Social Signals and the Echo Chamber Effect

Does Google use social media likes to rank your site? Probably not directly. But does Google use social media links to find your site? Absolutely. Google has a very active relationship with platforms like Twitter (X) and LinkedIn. These platforms are crawled constantly because they are sources of "breaking" news.

When you share your new article on social media, you aren't just looking for clicks from humans. You are creating "ping" signals. When a link to your site appears on a high-authority platform like Reddit or Twitter, Google's "discovery" bots pick up the scent. It acts as an external validation that something new is happening at your URL.

Furthermore, focus on generating high-quality backlinks from other active blogs or news sites. Even a single link from a site that Google crawls every few minutes (like a major news aggregator) can trigger an index of your page within seconds. It’s like having a famous friend tell the librarian, "You really need to check out this new book." The librarian listens because the source is trusted.

The Fast Lane: Utilizing the Google Indexing API

For those who want to truly break the speed limit, there is the instant indexing API. Originally designed for "Job Postings" and "Broadcast Events," this tool is the "VIP pass" of the SEO world. While Google officially recommends it for specific types of content, many SEO professionals have found it works wonders for standard blog posts as well.

Using the API requires a bit of technical setup. You need to create a project in the Google Cloud Console, set up a service account, and then use a script (or a WordPress plugin like Rank Math or Instant Indexing) to send a notification to Google every time you publish or update a page. Instead of waiting for a crawler to find your sitemap, the API sends a direct notification to Google’s indexing server.

The result? I have seen pages indexed in under 60 seconds using this method. It bypasses the traditional "crawling queue" and goes straight to the processing stage. If you are running a news site or a site where timing is everything, setting up the Indexing API is not just an option—it’s a necessity. It is the closest thing we have to a "Publish to Google" button.

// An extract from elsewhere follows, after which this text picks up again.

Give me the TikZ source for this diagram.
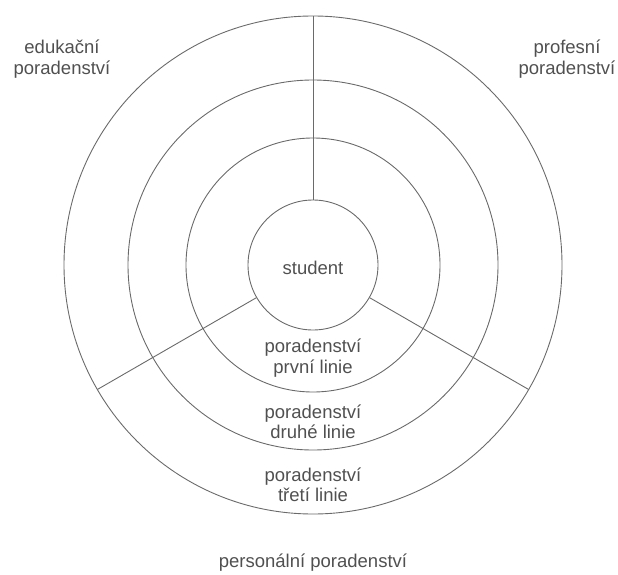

Quality Control: Why "New" Isn't Always "Ready"

We need to have a serious talk about why articles sometimes get "crawled but not indexed." This is a common status in Google Search Console that leaves many people confused. If Google finds your page but refuses to put it in the search results, the problem isn't speed—it's quality.

Google will not index "thin" content, duplicate content, or pages that provide no value. If your article is a 300-word summary of something that already exists on a thousand other sites, Google might decide it's not worth the disk space. To ensure rapid indexing, your content must be unique and comprehensive. Use canonical tags correctly to ensure Google doesn't think your page is a copy of another. If the bot detects that your content is just a rewrite of another page on your own site, it will ignore the new version to save its resources.

Also, check your meta tags. If you accidentally have a "noindex" tag in your header from your staging environment, no amount of API pings will help you. Always double-check your robots.txt file to make sure you aren't accidentally blocking the very paths you want Google to follow. High quality and technical transparency are the two halves of a successful indexing strategy.

Closing Thoughts: The Future of Rapid Discovery

The days of waiting a week for a search engine to find your blog post are over—if you want them to be. By combining a solid technical foundation, strategic internal linking, and the power of the Indexing API, you can command the attention of the world's most powerful search engine on your own terms.

Remember, SEO is not a static field. Google is constantly evolving its ability to understand real-time data. Your job is to make that data as accessible as possible. Don't be the author who leaves their book in the basement. Be the one who builds the express lane. Consistency is the ultimate driver of Google indexing speed. The more frequently you publish high-quality content, the more frequently Google will return to your site, creating a virtuous cycle of rapid discovery and ranking.

Now, go check your Search Console. Is there a page waiting to be found? You know exactly what to do.